Franciscan Sister of Christian Charity Sister Mary Ann Spanjers addresses topic of conversion highlighting the need for Church penitent.

Conversion for us, as a Church, needs to come in the form of penance. One of my former students summed up in a sentence what such a church would look like. Thanking me for being his teacher, he said: “You loved us, even when we disappointed you.” (I can add that my students love me, even when I disappoint them.)

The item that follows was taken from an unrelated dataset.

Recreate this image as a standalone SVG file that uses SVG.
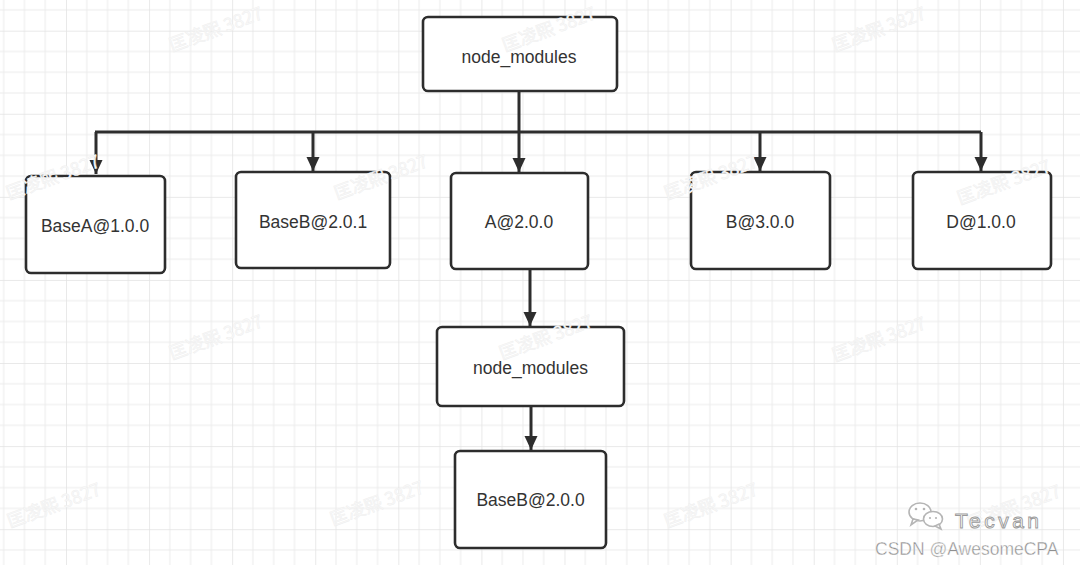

Is this not a call to conversion to be a penitent, to recognize that one fails, sins, disappoints and yet knows that despite it all, one is loved and forgiven? Is this not how we experience God’s love and forgiveness? The only real answer to the brokenness of the world is Jesus’ love, through us, his church. Yet when we as church fail to be authentic, to love and forgive each other, we, too, become broken. When those called to guide us in the church become the cause of sin, harm and evil, the brokenness leads to rejection, pain and distrust. Sometimes the damage seems beyond repair and reconciliation.
How do we identify ourselves as church? What images do we use? The Second Vatican Council urged us to search for new images of the church so that it could become what it was intended to be from the beginning. The question my students struggle with is, what is an authentic identity of the church today? I believe that the only way the church can be relevant is if it embraces the model of a penitent.


St. Francis of Assisi provides us with a historical example. He chose to live among the lepers of his time, to take on the stigma of being an outcast and to befriend the sinners, the wretched and the poor. He took on this way of life as a penitent so that he might imitate Jesus, who shared our humanity and atoned for the sins of all through his living, dying and rising. Jesus accepted the sins and sufferings of others through death so that new life could be born. This is the call of the penitent to conversion, to face sin, to reconcile and to rise above it with the grace God offers. The proposed model of the church as penitent views the church as human beings in relationship with God. This relationship is shared with all God’s creatures.
As a Franciscan Sister of Christian Charity, embracing the life of a penitent is my reality. It is how I am able to teach my Lasallian Cristo Rey students. I am able to walk with them in need of God’s love, mercy and forgiveness. I teach theology about a church that is in disarray. Honesty with teenagers is the only thing that works. It is their honesty about who they are and who they hope to be that gives me hope. We are the church, we are a human faith community, but God is with us. We fall and sin and get up because of God’s love through and in each other. It is in this that we embrace the life of penitents and experience conversion of heart.